1953 Alcoa Aluminum advertisement
In 1953 Alcoa Aluminum produced an advertisement promoting their HyTop twist-off bottle cap. The advertisement, often erroneously attributed to Del Monte Foods, featured a picture of a woman with the tagline "you mean a woman can open it?" The advertisement has been subject to criticism in later reviews and is viewed as a symbol of casual sexism that was prevalent in the United States during the 1950s.

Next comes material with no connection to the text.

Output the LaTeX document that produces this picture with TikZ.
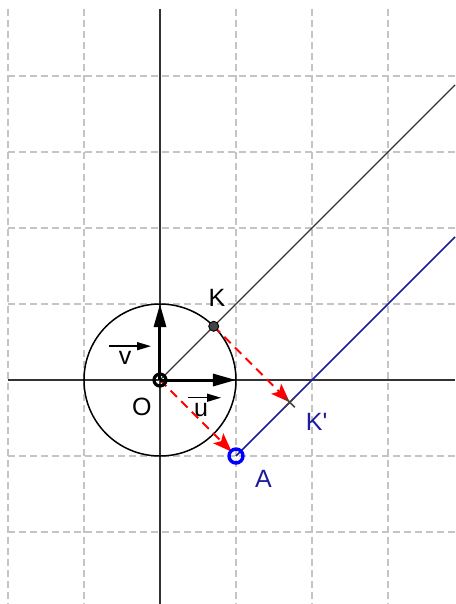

The advertisement features a woman wearing red lipstick and looking at the reader while holding a Del Monte ketchup bottle with the appearance of being about to open it. The tagline directly below it is, "You mean a woman can open it?" with the word woman underlined. The first sentence of the article it accompanied stated, "Easily—without a knife blade, a bottle opener, or even a husband!"
The advertisement has been described as an example of targeted advertising towards women, is viewed as a symbol of social stereotypes during the 1950s, and is frequently cited as emblematic of the Mad Men era. Scholarly interpretation states that it implies that a woman is dependent upon her husband to do things for her. In one such commentary, the New York Daily News stated that the woman in the advertisement is "clearly stunned and possibly delighted" at being able to open the bottle easily. In addition, the advertisement has been used as a symbol of retro advertising, with a book bearing the same title as the tagline being published in 2000 by Adams Media detailing retro advertisements. The Independent claimed that it enforced the stereotype of a woman as an unintelligent housewife.
- "Alcoa Aluminium - Beyond Belief: Shocking vintage adverts from the 'Golden Age'". Telegraph. Retrieved 2017-01-09.
- "Del Monte Ketchup: 'You mean a woman can open it?' 'Mad Men' premiere: Sexist ads from the era of Don Draper". New York Daily News. Retrieved 2017-01-09.
- Advertising (2014-05-08). "26 Sexist Ads Of The Mad Men Era". Business Insider. Retrieved 2017-01-09.
- "Why We Can't Afford Not To Be Politically Correct". The Odyssey. 2016-10-17. Retrieved 2017-01-09.
- "Aprons in Advertising". Slideshare. Retrieved 2017-01-09.
- Muir, Elizabeth (2015). Canadian Women in the Sky: 100 Years of Flight. Dundurn. p. 138. ISBN 1459731883.
- Rushton, Susie (2010-11-30). "Turn the heating off – and feel virtuous". The Independent. Retrieved 2017-01-09.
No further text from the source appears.